Okay: Truth be told, I don't own this yet. BUT I WILL.
After purchasing my four Kawai KDP75's last year, I've sworn off big studio purchases until I meet some other financial goals. But when the opportunity arises, this baby is coming to my house. I've done my research. I know it's what I want. If you get yours before I do, go ahead: make me jealous. I promise to be happy for you.


Atomic Habits: James Clear

The instant-classic on how we become who we are.

Intelligent Music Teaching: Robert Duke

My go-to recommendation for studio music teachers looking to challenge the status-quo

The Gifts of Imperfection: Brene Brown

I re-read this book every January because it centers me in my work with others, and in better understanding myself.
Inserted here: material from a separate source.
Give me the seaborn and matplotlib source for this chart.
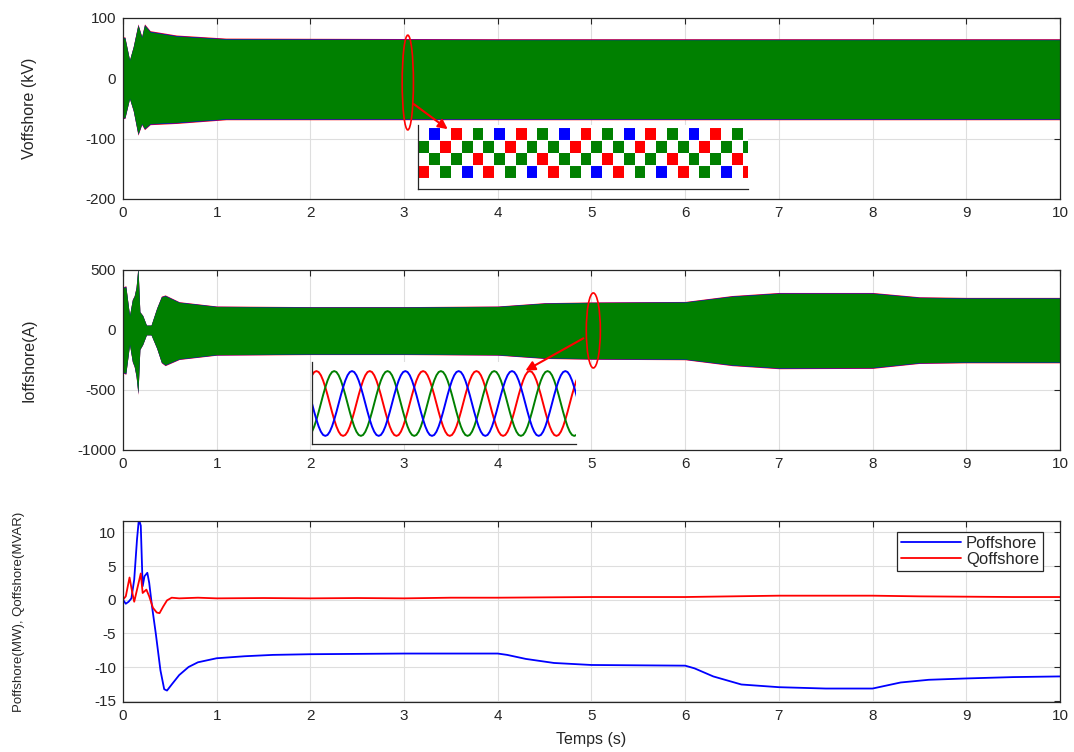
import numpy as np
import seaborn as sns
import matplotlib.pyplot as plt
from matplotlib.patches import Ellipse, FancyArrowPatch

# envelope of the offshore voltage band (kV)
v_time = [0, 0.02, 0.07, 0.11, 0.16, 0.20, 0.23, 0.29, 0.57, 1.1, 4.0, 7.0, 10]
v_top = [67, 67, 30, 52, 88, 68, 88, 77, 70, 65, 64, 64, 64]
v_bot = [-65, -65, -33, -53, -92, -75, -83, -75, -73, -67, -67, -67, -67]

# envelope of the offshore current band (A)
i_time = [0, 0.03, 0.07, 0.10, 0.12, 0.14, 0.16, 0.18, 0.21, 0.25, 0.30, 0.36,
          0.41, 0.45, 0.6, 1.0, 2.0, 3.0, 4.0, 4.5, 5.0, 6.0, 6.5, 7.0, 8.0,
          8.5, 9.0, 10]
i_top = [350, 360, 120, 250, 280, 350, 520, 150, 120, 40, 40, 180,
         275, 285, 230, 195, 190, 190, 195, 222, 228, 232, 280, 305, 305,
         270, 265, 265]
i_bot = [-350, -360, -120, -260, -300, -380, -525, -160, -120, -40, -40, -150,
         -267, -290, -240, -205, -200, -200, -205, -232, -238, -242, -290, -315, -312,
         -272, -267, -267]

# active / reactive power
p_time = [0, 0.03, 0.06, 0.09, 0.12, 0.15, 0.17, 0.19, 0.21, 0.23, 0.26, 0.28,
          0.31, 0.35, 0.40, 0.44, 0.47, 0.52, 0.6, 0.7, 0.8, 1.0, 1.3, 1.6, 2.0,
          3.0, 4.0, 4.1, 4.3, 4.6, 5.0, 6.0, 6.1, 6.3, 6.6, 7.0, 7.5, 8.0, 8.1,
          8.3, 8.6, 9.0, 9.5, 10]
p_values = [0, -0.6, -0.3, 0.2, 3, 9, 12, 11, 2, 3.5, 4, 2.5,
            -1, -5, -10.5, -13.3, -13.5, -12.6, -11.2, -10, -9.3, -8.7, -8.4, -8.2, -8.1,
            -8.0, -8.0, -8.2, -8.8, -9.4, -9.7, -9.8, -10.2, -11.4, -12.6, -13.0, -13.2, -13.2, -12.9,
            -12.3, -11.9, -11.7, -11.5, -11.4]
q_time = [0, 0.03, 0.07, 0.10, 0.12, 0.15, 0.19, 0.21, 0.25, 0.28, 0.32, 0.36,
          0.39, 0.43, 0.47, 0.52, 0.6, 0.8, 1.0, 1.5, 2, 2.5, 3, 3.5, 4, 4.5, 5,
          5.5, 6, 6.5, 7, 7.5, 8, 8.5, 9, 9.5, 10]
q_values = [0, 0.5, 3.3, 1.0, -0.3, 1.5, 3.9, 1.0, 1.5, 0.5, -1.2, -1.9,
            -2.0, -1.0, -0.1, 0.3, 0.2, 0.3, 0.2, 0.25, 0.2, 0.25, 0.2, 0.3, 0.3, 0.35, 0.4,
            0.4, 0.4, 0.5, 0.6, 0.6, 0.6, 0.5, 0.45, 0.4, 0.4]

# zoomed waveforms: stepped voltage levels and one cycle of current (per unit)
v_steps = [1.5, 0.5, -0.5, -1.5, -0.5, 0.5]
i_cycle = [1, 0.97, 0.87, 0.71, 0.5, 0.26, 0, -0.26, -0.5, -0.71, -0.87, -0.97,
           -1, -0.97, -0.87, -0.71, -0.5, -0.26, 0, 0.26, 0.5, 0.71, 0.87, 0.97]

GREEN = '#008000'
DARK = '#262626'

sns.set_style('whitegrid')
plt.rcParams['font.family'] = ['Liberation Sans', 'DejaVu Sans']
plt.rcParams['axes.unicode_minus'] = False

fig = plt.figure(figsize=(10.74, 7.52), dpi=100)
ax1 = fig.add_axes([0.1145, 0.7354, 0.8724, 0.2407])
ax2 = fig.add_axes([0.1145, 0.4016, 0.8724, 0.2394])
ax3 = fig.add_axes([0.1145, 0.0665, 0.8724, 0.2407])


def matlab_axes(ax):
    ax.set_xlim(0, 10)
    ax.set_xticks(range(11))
    ax.grid(True, color='#dedede', lw=0.8)
    ax.tick_params(direction='in', top=True, right=True, length=4, width=0.8,
                   labelsize=11, colors=DARK, pad=5)
    for s in ax.spines.values():
        s.set_color(DARK)
        s.set_linewidth(0.9)


def band(ax, t, top, bot):
    ax.fill_between(t, [x * 1.025 for x in top], [x * 1.025 for x in bot],
                    color='red', lw=0, zorder=2)
    ax.fill_between(t, [x * 1.012 for x in top], [x * 1.012 for x in bot],
                    color='blue', lw=0, zorder=2)
    ax.fill_between(t, top, bot, color=GREEN, lw=0, zorder=2)


# voltage panel
band(ax1, v_time, v_top, v_bot)
matlab_axes(ax1)
ax1.set_ylim(-200, 100)
ax1.set_yticks([-200, -100, 0, 100])
ax1.set_ylabel('Voffshore (kV)', fontsize=11.5, color=DARK)
ax1.yaxis.set_label_coords(-0.092, 0.5)
ax1.add_patch(Ellipse((3.04, -7), 0.12, 157, fill=False, ec='red', lw=1.2, zorder=4))

# current panel
band(ax2, i_time, i_top, i_bot)
matlab_axes(ax2)
ax2.set_ylim(-1000, 500)
ax2.set_yticks([-1000, -500, 0, 500])
ax2.set_ylabel('Ioffshore(A)', fontsize=11.5, color=DARK)
ax2.yaxis.set_label_coords(-0.092, 0.5)
ax2.add_patch(Ellipse((5.02, -4), 0.15, 625, fill=False, ec='red', lw=1.2, zorder=4))

# power panel
sns.lineplot(x=p_time, y=p_values, ax=ax3, color='blue', lw=1.3, label='Poffshore')
sns.lineplot(x=q_time, y=q_values, ax=ax3, color='red', lw=1.3, label='Qoffshore')
matlab_axes(ax3)
ax3.set_ylim(-15.2, 11.7)
ax3.set_yticks([-15, -10, -5, 0, 5, 10])
ax3.set_ylabel('Poffshore(MW), Qoffshore(MVAR)', fontsize=9.5, color=DARK)
ax3.yaxis.set_label_coords(-0.105, 0.5)
ax3.set_xlabel('Temps (s)', fontsize=11.5, color=DARK)
ax3.xaxis.set_label_coords(0.5, -0.165)
leg = ax3.legend(loc='upper right', bbox_to_anchor=(0.982, 0.939), borderaxespad=0,
                 fontsize=12, handlelength=3.6, fancybox=False, framealpha=1,
                 edgecolor=DARK, borderpad=0.25, labelspacing=0.05, handletextpad=0.3)
leg.get_frame().set_linewidth(0.9)

# zoomed voltage inset
axv = fig.add_axes([418 / 1074, 1 - 189 / 752, 330 / 1074, 64 / 752])
axv.set_facecolor('white')
for off, col in [(0, 'blue'), (2, 'red'), (4, GREEN)]:
    ks = np.arange(-2, 31)
    levels = [v_steps[(k - off) % 6] for k in ks]
    axv.hlines(levels, ks, ks + 1, colors=col, lw=8.6, capstyle='butt')
axv.set_xlim(-1.06, 29.5)
axv.set_ylim(-2.84, 2.2)

# zoomed current inset
axi = fig.add_axes([312 / 1074, 1 - 444 / 752, 264 / 1074, 82 / 752])
axi.set_facecolor('white')
n = 5 * len(i_cycle) + 1
x_per = np.arange(n) / len(i_cycle)
for shift, col in [(2, 'red'), (10, GREEN), (18, 'blue')]:
    wave = np.tile(np.roll(i_cycle, shift), 6)[:n]
    sns.lineplot(x=x_per, y=wave, ax=axi, color=col, lw=1.4)
axi.set_xlim(0, 4.95)
axi.set_ylim(-1.25, 1.28)

for ax, ticks in [(axv, [6.3, 12.1, 18.2, 24.2]), (axi, [1.8, 3.6])]:
    ax.grid(False)
    ax.set_xticks(ticks)
    ax.set_yticks([])
    ax.tick_params(direction='in', length=3, width=0.8, labelbottom=False,
                   labelleft=False, colors=DARK)
    for s in ['top', 'right']:
        ax.spines[s].set_visible(False)
    for s in ['left', 'bottom']:
        ax.spines[s].set_color(DARK)
        ax.spines[s].set_linewidth(0.9)

# arrows from the ellipses to the zoomed views
fig.add_artist(FancyArrowPatch((3.08, -40), (3.49, -87), transform=ax1.transData,
                               arrowstyle='-|>', mutation_scale=14, color='red', lw=1.5))
fig.add_artist(FancyArrowPatch((4.94, -58), (4.27, -350), transform=ax2.transData,
                               arrowstyle='-|>', mutation_scale=14, color='red', lw=1.5))

fig.savefig('out.png', dpi=100)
The Mindful Musician: Vanessa Cornett

If you know anything about Vanessa Cornett, you know she is sincere and thorough in her search for wellness. I consider this book to be the definitive source of mindfulness practices for musicians, packed with research and anecdotes to help us as teachers, performers, and human beings. Vanessa's writing style is authoritative-yet-accessible, making it an easy read (though full of deep ponders).

Big Magic: Elizabeth Gilbert

Big Magic is a favorite amongst Creatives, and with good reason. It's packed with food-for-thought and encouragement to put those insecurities aside and DO THE THING.

Burnout: Emily and Amelia Nagoski

The premise of "unlocking the stress cycle" is pretty game-changing. This is an easy read, full of applicable suggestions to combat the physical manifestations of stress that can, indeed, lead to that nasty phenomenon of burnout.

The Ways Children Learn Music: Eric Bluestine

This book is widely-regarded at the best starting point for Music Learning Theory (MLT), developed by Dr. Edwin Gordon.

Under Pressure: Lisa Damour

A focused look into the everyday stressors of young women - with the bulk of the applications relevant to any gender.

Questions and Answers: Frances Clark

A compilation of (the QUEEN!) Frances Clark's published columns from Clavier magazine. Because there truly is nothing new under the sun, this advice holds true today, more than ever.